Shari'a law provides the legal principles upon which the country's law and legal procedure are based. The testimony of two women is necessary to equal that of one man. In addition, in awarding an indemnity to the family of a woman who has been killed, the courts grant only half the amount that they would award for a man's death. For commercial and other issues not addressed specifically by Shari'a, the law and courts treat women and men equally.

There were no reports of religious prisoners or detainees.

Forced Religious Conversion

There were no reports of forced religious conversion, including of minor U.S. citizens who had been abducted or illegally removed from the United States, or of the refusal to allow such citizens to be returned to the United States.

Abuses by Terrorist Organizations

There were no reported abuses targeted at specific religions by terrorist organizations during the period covered by this report.

Section III. Societal Attitudes

The generally amicable relationship among religions in society contributed to religious freedom. There were no reported incidents of inter-religious violence during this period. Several public protests against the Government's recognition of Israel made negative references to Jewish persons as part of the Israeli state. Anti-Israeli graffiti also made negative references to Jewish persons in this context.

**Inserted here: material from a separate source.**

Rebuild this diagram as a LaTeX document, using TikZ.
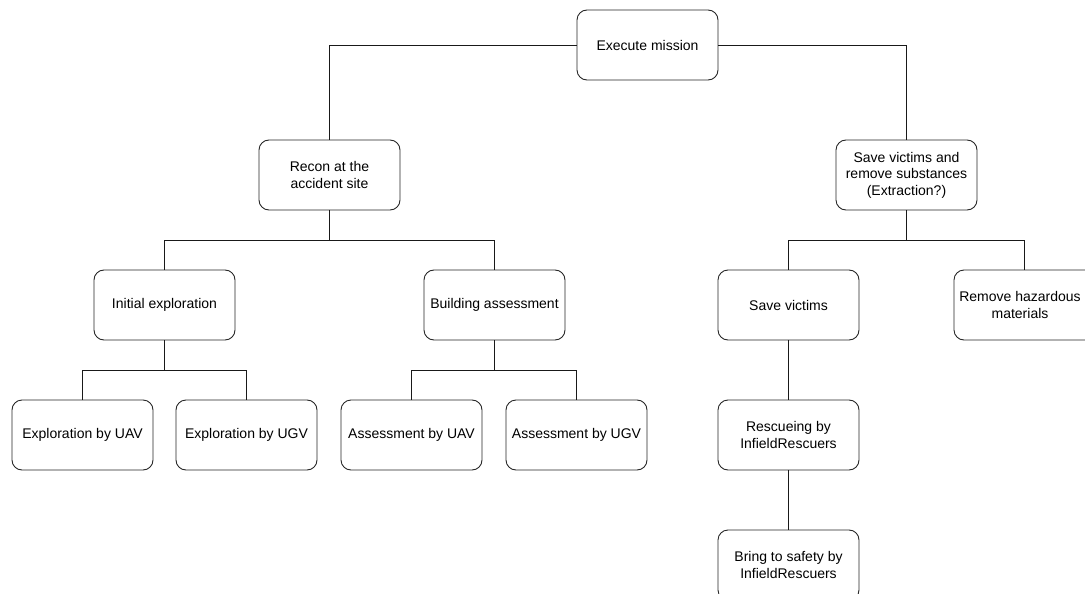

Section IV. U.S. Government Policy

The U.S. Government discusses religious freedom issues with the Government as part of its overall policy to promote human rights.

The U.S. Government monitors developments affecting religious freedom and maintains contact with imams and the leaders of other religious groups. These contacts include the Minister of Islamic Orientation, Literacy Programs, and Traditional Education.

The U.S. Government sponsoredvisitors to give lectures to ISERI faculty and students during this period. In March, an American scholar of Islam discussed his conversion to Islam and his deep interest in Sufism. In April, an American academic discussed Western concepts of the separation of church and state.

The Ambassador and the Deputy Chief of Mission (DCM) actively engaged prominent religious leaders in a dialogue to broaden mutual understanding of religious principles and freedom in an Islamic republic. The Ambassador and DCM have also discussed issues of religious freedom with representatives of American faith-based NGOs working in country.